Envisioning Development pairs design with data to give New York City's tenants a lesson in affordable housing.

In New York's 2010 gubernatorial race, Jimmy McMillan of the Rent Is Too Damn High Party made a lot of headlines. Despite being a total outsider and having nearly no platform other than the need for lower rents, McMillan still earned more than 40,000 votes, coming in fifth out of seven.

It's not surprising that McMillan's campaign resonated with New Yorkers. For years Manhattan and its outer boroughs have boasted some of the most expensive real estate in the world, and in June of this year New York's Rent Guidelines Board raised the limit on rent increases, much to many tenants' dismay.

Envisioning Development is here to help. A partnership between the Center for Urban Pedagogy, the Pratt Center for Community Development, and other policy and community groups, it seeks to connect affordable housing experts with citizens in order to make New York an easier place to live, especially for those with little to no income. Envisioning Development's toolkit has a variety of resources, including a free book about affordable housing (in English and Spanish) and workshops that teach people about how zoning laws impact their neighborhoods. Most eye-catching, however, is the toolkit's income map.

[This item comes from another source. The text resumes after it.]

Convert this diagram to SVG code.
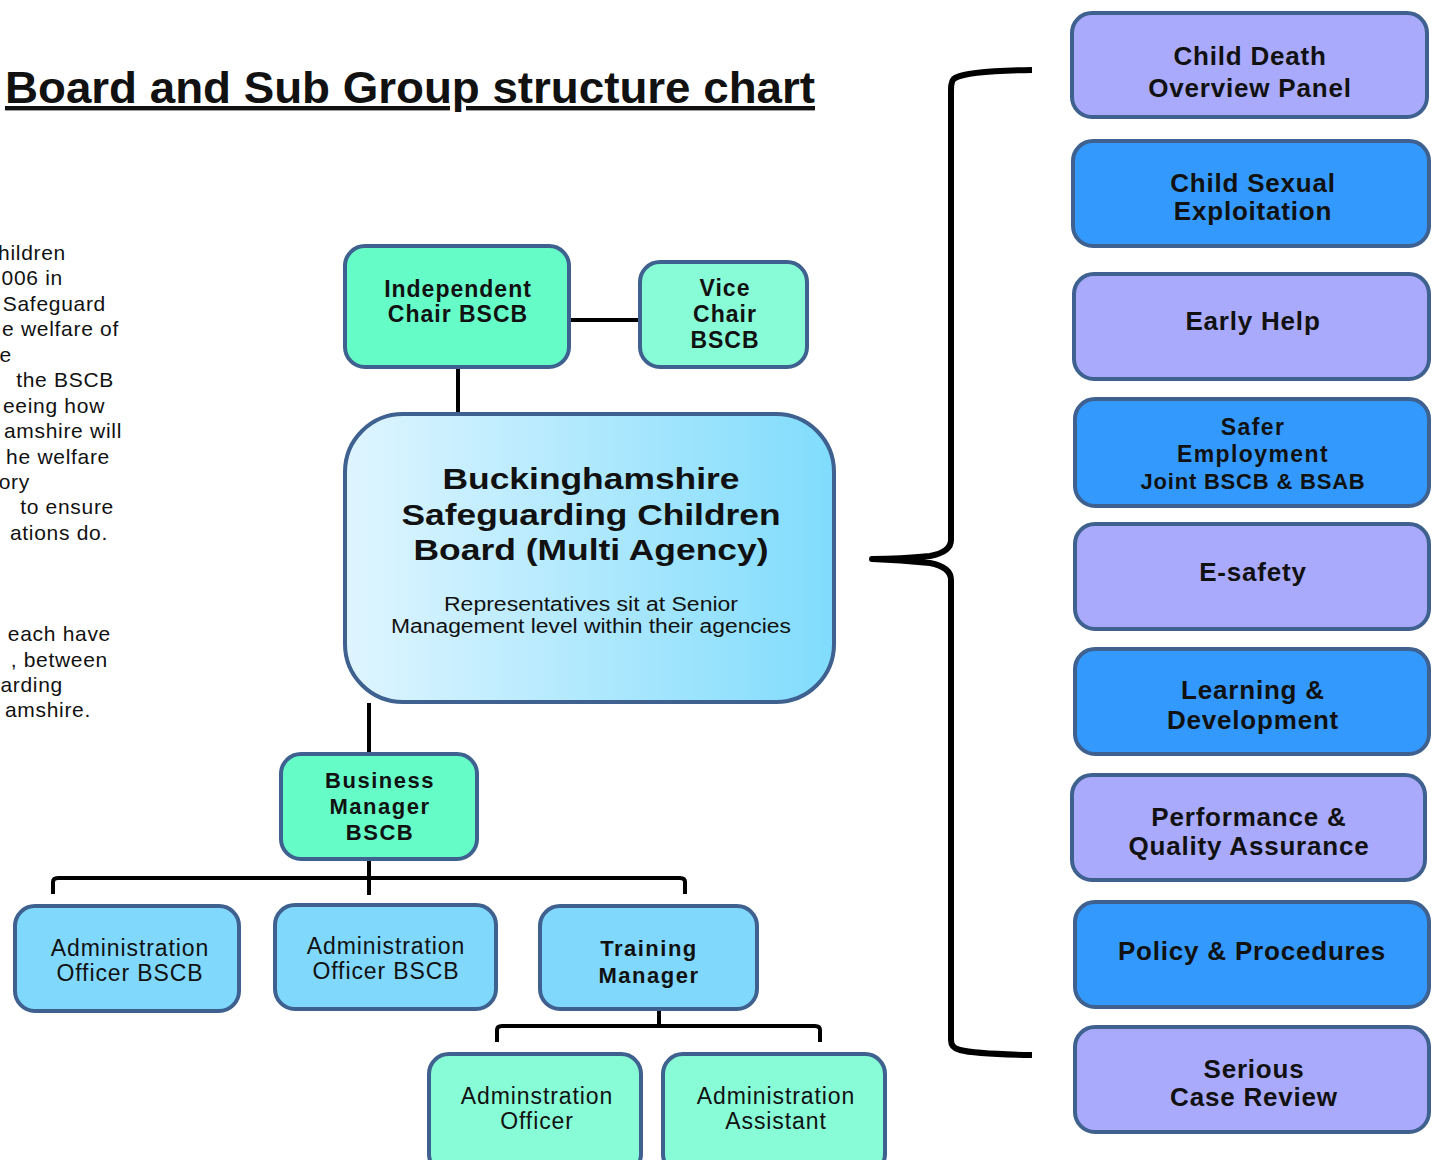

Coupling elegant design with census data, the map allows you to digitally visit every neighborhood in every borough of New York to see the income demographics. You can also click around to see what "affordable housing" means for each neighborhood. For instance, in Brownsville, Brooklyn, 43 percent of the residents cannot afford an apartment whose rent is $600 per month. On the Upper East Side in Manhattan, that number drops down to 2 percent. Toggling between the Upper West Side and Central Harlem, two adjacent neighborhoods, it's clear that their proximity belies a vast gap between their income demographics.

It's fun to look at regardless of where you live. But if you're a New Yorker struggling with rising rents, it's also important.